Chrkeller said:
Well there are two parts. One, we need to see how much MFG comes to the US. I do think many here are being a bit blind to the committed trillion dollar investments. I get the idea that companies can back away from their commitment, but that is a bit naive. Companies can't falsely make massive public announcements, that is a major security and exchange commission violations. The second piece is a bigger question. Paying more to have more jobs, is it worth it.  But hate blinds. And to be fair the hate is more than justified.  |
Unless I see the commitment in writing which states what exactly they're investing in, over what time period, and the consequences for breaking these commitments, I'm going to write it off as vague PR promises.
- Intel Prepares For $100 Billion Spending Spree Across Four US States | Reuters
- Intel Delays Opening $100bn Ohio Chip Plant Until 2030 - Global Construction Review
- Intel Confirms Mass Layoffs, Over 24,000 Jobs To Be Cut This Year | PCMag
They have two options.
1. Invest hundreds of billions in moving manufacturing over to America, hiring tens of thousands of employees in a time where corporations are laying off tens of thousands of American employees and moving to cheaper outsourcing, building manufacturing plants which are unlikely to be open during Trump's term in office and paying far more for cost of production.

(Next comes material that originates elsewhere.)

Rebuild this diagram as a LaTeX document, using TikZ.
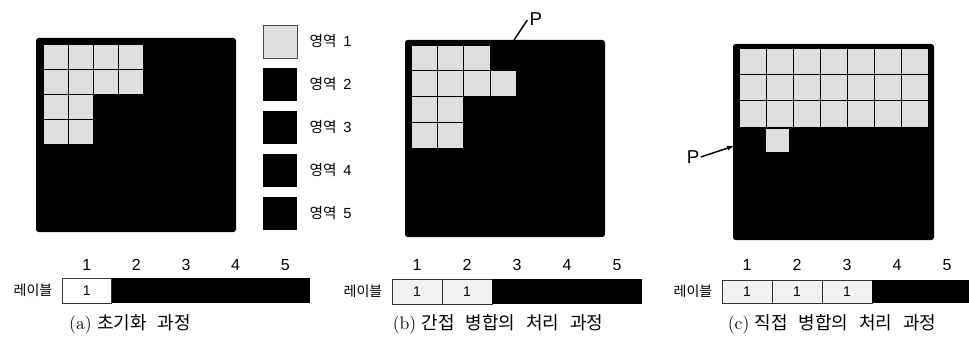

All to avoid Trump's tariffs which are temporary and have a likely expiry date of 4 years (decent chance the next President will lift them) but very likely have an expiry date of even shorter considering we've seen Trump TACO multiple times and not even the stock market reacts to his tariffs anymore.
2. Take a temporary hit and pass the costs onto consumers, wait for Trump to either lift the tariffs once he gets his "deals" or wait for the next President. Far cheaper in both the short-term and long-term for the companies. Trump himself doesn't even give manufacturing as the core reason for most of these tariffs anyway, and lifts them before his claimed issues are even resolved, it has mainly been about "trade deficit" nonsense with him, companies know the tariffs will be lifted long before manufacturing can be brought back to America, so why bother?
If they do Option 1 then the cost of production will increase long-term, maybe permanently? If they do Option 2 then cost of production increases only while the tariffs are active, which is likely ~4 years. Businesswise it makes more sense to just wait the tariffs out and then continue business as usual, that is using the cheaper countries to build Americans stuff which already has everything set up perfectly.